ART, FLOWERS AND DINOSAURS



The famous scientist and naturalist Loren Eiseley explained how flowers made human beings possible.

100 million years ago, wrote Eiseley, there was no such thing as a flower. The world was covered with monotonous green vegetation. The inhabitants of that long ago world were mostly cold-blooded creatures with low metabolic rates and small brains driven only by the instinct for the hunt. Their metabolisms made them slaves to weather and limited their lives--they mostly slept through winter, immobilized.

In this reptilian world, our ancestor was an unpromising little mammal who cowered at the losing end of the food chain. According to Eiseley, "man was still, like the genie in the bottle, encased in the body of a creature about the size of a rat."

Then during the cretaceous period, flowering plants (angiosperms with encased seeds) exploded into the world to rescue us. The age of flowers brought us seeds, fruits and nectars-- a totally new store of energy in concentrated form. This energy source enabled us to realize our potential by sustaining our higher metabolic rate. It brought about the rise of birds and mammals, with a more constant body warmth and efficiency and with newly agile brains. Warm blooded birds and mammals depended on high oxygen consumption and food in concentrated forms only provided by flowering plants. As a result of these "supreme achievements in the evolution of life," the human race was on its way:

Without the gift of flowers and the infinite diversity of their fruits, man and bird, if they continued to exist at all, would be today unrecognizable....man might still be a nocturnal insectivore gnawing a roach in the dark. The weight of a petal has changed the face of the world and made it ours.
For me, art plays a role similar to the role of Eiseley's flowers. It concentrates our everyday experience into denser packets of visual and emotional nutrition that we can carry with us in our minds and unpack as we go.

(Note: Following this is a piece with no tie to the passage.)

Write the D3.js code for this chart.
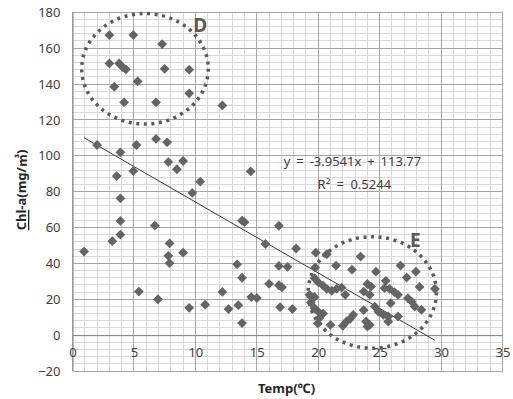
<!DOCTYPE html>
<html>
<head>
<meta charset="utf-8">
<script src="https://cdn.jsdelivr.net/npm/d3@7"></script>
<style>
  html, body { margin: 0; padding: 0; background: #fff; }
  svg { display: block; }
  text { font-family: "Noto Sans", "Noto Sans CJK KR", sans-serif; }
</style>
</head>
<body>
<svg id="chart" width="513" height="399"></svg>
<script>
// ---- data ----
const tempC = [
  3.0, 4.95, 7.3, 3.0, 3.8, 4.1, 4.35, 7.5, 9.5, 3.4, 5.3, 9.5, 4.2, 6.8, 12.2,
  2.0, 3.9, 5.2, 6.8, 7.7, 7.8, 9.0, 8.5, 3.6, 4.95, 10.4, 9.75, 3.9, 3.9, 6.7,
  3.9, 0.94, 3.24, 7.9, 7.8, 7.9, 9.0, 5.4, 6.96, 9.5, 10.8, 12.2, 12.7, 13.4, 13.8,
  13.5, 13.8, 13.8, 14.0, 14.55, 15.0, 14.5, 16.8, 15.7, 18.2, 16.8, 17.5, 16.0, 16.8, 17.05,
  16.9, 17.9,
  19.8, 20.7, 23.45, 21.45, 19.75, 22.75, 19.7, 20.0, 20.4, 20.7, 21.1, 21.5, 21.9, 22.2,
  19.3, 19.7, 19.4, 23.7, 19.7, 20.0, 20.4, 20.1, 19.96, 21.0, 22.0, 22.3, 22.6, 22.85,
  23.7, 23.9, 24.0, 26.7, 27.95, 27.2, 24.7, 25.5, 25.4, 25.8, 26.2, 26.5, 28.25, 29.5,
  24.3, 24.2, 25.9, 27.3, 27.6, 27.85, 28.4, 24.6, 24.9, 25.3, 25.7, 25.7, 26.5, 24.2, 24.0
];
const chlA = [
  167.3, 167.3, 162.3, 151.5, 151.5, 149.3, 148.2, 148.5, 148.0, 138.5, 141.5, 134.8, 129.8, 129.8, 128.1,
  106, 101.9, 106, 109.4, 107.5, 96.5, 97.1, 92.5, 88.7, 91.5, 85.6, 79.3, 76.3, 63.7, 61.1,
  56, 46.6, 52.4, 51.2, 44.2, 40.1, 46, 24.3, 20, 15.2, 17, 24.1, 14.5, 39.5, 32,
  16.7, 6.7, 63.8, 63, 21.2, 20.7, 91.3, 61, 50.8, 48.3, 38.6, 38.1, 28.6, 27.8, 26.7,
  15.6, 14.5,
  46, 45.1, 43.8, 38.8, 37.7, 36.5, 31.8, 29.5, 27.6, 25.8, 24.7, 25.8, 26.5, 22.5,
  22.5, 21.3, 18.2, 24.3, 15, 13.1, 12.0, 9.5, 6.5, 5.7, 5.2, 7.6, 9.1, 11.3,
  13.9, 7.6, 4.8, 38.8, 35.4, 32.1, 35.4, 30.3, 26.2, 25.8, 24, 22.5, 26.9, 25.8,
  27.1, 22.5, 17.8, 20.6, 18.7, 15.9, 14.1, 15.9, 13.1, 11.3, 10.4, 7.6, 10.4, 5.7, 28.5
];
const xTicks = [0, 5, 10, 15, 20, 25, 30, 35];
const yTicks = [-20, 0, 20, 40, 60, 80, 100, 120, 140, 160, 180];
const trendSlope = -3.9541;
const trendIntercept = 113.77;
const trendLabel = "y = -3.9541x + 113.77";
const r2Label = "R² = 0.5244";
const groupLabels = ["D", "E"];
const groupCx = [5.9, 24.4];
const groupCy = [148.5, 23.8];
const groupRx = [5.15, 5.22];
const groupRy = [30.8, 31.1];
const xTitle = "Temp(℃)";
const yTitle = "Chl-a(mg/㎥)";

// ---- chart ----
const svg = d3.select("#chart");
svg.append("rect").attr("width", 513).attr("height", 399).attr("fill", "#fff");

const L = 72.5, R = 502.5, T = 12.3, B = 371;
const x = d3.scaleLinear().domain([0, 35]).range([L, R]);
const y = d3.scaleLinear().domain([-20, 180]).range([B, T]);

const grid = svg.append("g").attr("shape-rendering", "crispEdges");
// minor grid
grid.selectAll(".vmin").data(d3.range(0, 36, 1).filter(v => v % 5 !== 0)).enter()
  .append("line").attr("x1", d => x(d)).attr("x2", d => x(d)).attr("y1", T).attr("y2", B)
  .attr("stroke", "#d9d9d9").attr("stroke-width", 1);
grid.selectAll(".hmin").data(d3.range(-20, 181, 4).filter(v => v % 20 !== 0)).enter()
  .append("line").attr("y1", d => y(d)).attr("y2", d => y(d)).attr("x1", L).attr("x2", R)
  .attr("stroke", "#d9d9d9").attr("stroke-width", 1);
// major grid
grid.selectAll(".vmaj").data(xTicks).enter()
  .append("line").attr("x1", d => x(d)).attr("x2", d => x(d)).attr("y1", T).attr("y2", B)
  .attr("stroke", "#a6a6a6").attr("stroke-width", 1);
grid.selectAll(".hmaj").data(yTicks).enter()
  .append("line").attr("y1", d => y(d)).attr("y2", d => y(d)).attr("x1", L).attr("x2", R)
  .attr("stroke", "#a6a6a6").attr("stroke-width", 1);

// axes
const yAxis = d3.axisLeft(y).tickValues(yTicks).tickSize(0).tickPadding(12);
const gy = svg.append("g").attr("transform", `translate(${L},0)`).call(yAxis);
gy.select(".domain").attr("stroke", "#868686");
gy.selectAll("text").attr("font-size", 13).attr("fill", "#404040");

const xAxis = d3.axisBottom(x).tickValues(xTicks).tickSize(0).tickPadding(13);
const gx = svg.append("g").attr("transform", `translate(0,${y(0)})`).call(xAxis);
gx.select(".domain").attr("stroke", "#868686");
gx.selectAll("text").attr("font-size", 13).attr("fill", "#404040");

// ellipses
const ell = svg.append("g");
groupLabels.forEach((lab, i) => {
  ell.append("ellipse")
    .attr("cx", x(groupCx[i])).attr("cy", y(groupCy[i]))
    .attr("rx", x(groupRx[i]) - x(0)).attr("ry", y(0) - y(groupRy[i]))
    .attr("fill", "none").attr("stroke", "#595959")
    .attr("stroke-width", 3.5).attr("stroke-dasharray", "3 4.6");
});

// trendline
const xs = d3.extent(tempC);
svg.append("line")
  .attr("x1", x(xs[0])).attr("y1", y(trendSlope * xs[0] + trendIntercept))
  .attr("x2", x(xs[1])).attr("y2", y(trendSlope * xs[1] + trendIntercept))
  .attr("stroke", "#3a3a3a").attr("stroke-width", 1);

// points
const sym = d3.symbol().type(d3.symbolSquare).size(48);
svg.append("g").selectAll("path").data(tempC.map((t, i) => [t, chlA[i]])).enter()
  .append("path")
  .attr("d", sym)
  .attr("transform", d => `translate(${x(d[0])},${y(d[1])}) rotate(45)`)
  .attr("fill", "#646464");

// group labels
const labPos = [[10.4, 172.9], [27.9, 53.1]];
groupLabels.forEach((lab, i) => {
  svg.append("text").attr("x", x(labPos[i][0])).attr("y", y(labPos[i][1]))
    .attr("text-anchor", "middle").attr("dominant-baseline", "central")
    .attr("font-size", 19).attr("font-weight", "bold").attr("fill", "#595959")
    .text(lab);
});

// trend equation
svg.append("text").attr("x", x(17.2)).attr("y", y(97.3))
  .attr("dominant-baseline", "central").attr("font-size", 13).attr("fill", "#404040")
  .attr("word-spacing", 2.5)
  .text(trendLabel);
svg.append("text").attr("x", x(19.95)).attr("y", y(84))
  .attr("dominant-baseline", "central").attr("font-size", 13).attr("fill", "#404040")
  .attr("word-spacing", 3)
  .text(r2Label);

// titles
svg.append("text").attr("x", 286.5).attr("y", 388)
  .attr("text-anchor", "middle").attr("dominant-baseline", "central")
  .attr("font-size", 13).attr("font-weight", "bold").attr("fill", "#262626")
  .text(xTitle);
const yt = svg.append("text").attr("transform", "translate(21,190) rotate(-90)")
  .attr("text-anchor", "middle").attr("dominant-baseline", "central")
  .attr("font-size", 13).attr("font-weight", "bold").attr("fill", "#262626");
yt.append("tspan").attr("text-decoration", "underline").text(yTitle.slice(0, 3));
yt.append("tspan").text(yTitle.slice(3));
</script>
</body>
</html>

Art might take the form of that "special song" that sets your heart to racing, or a poem that is an intense nugget of content that slowly unfolds within you upon reflection. But whatever its form, the invention of art acts like the invention of flowering angiosperms; it allows humans to ingest experience in more intense and digestible forms. It helps our higher metabolism-- intellectual, emotional, visual, amatory-- process the fuel of everyday life.

And it propels us another inch down the road from that "nocturnal insectivore gnawing a roach in the dark."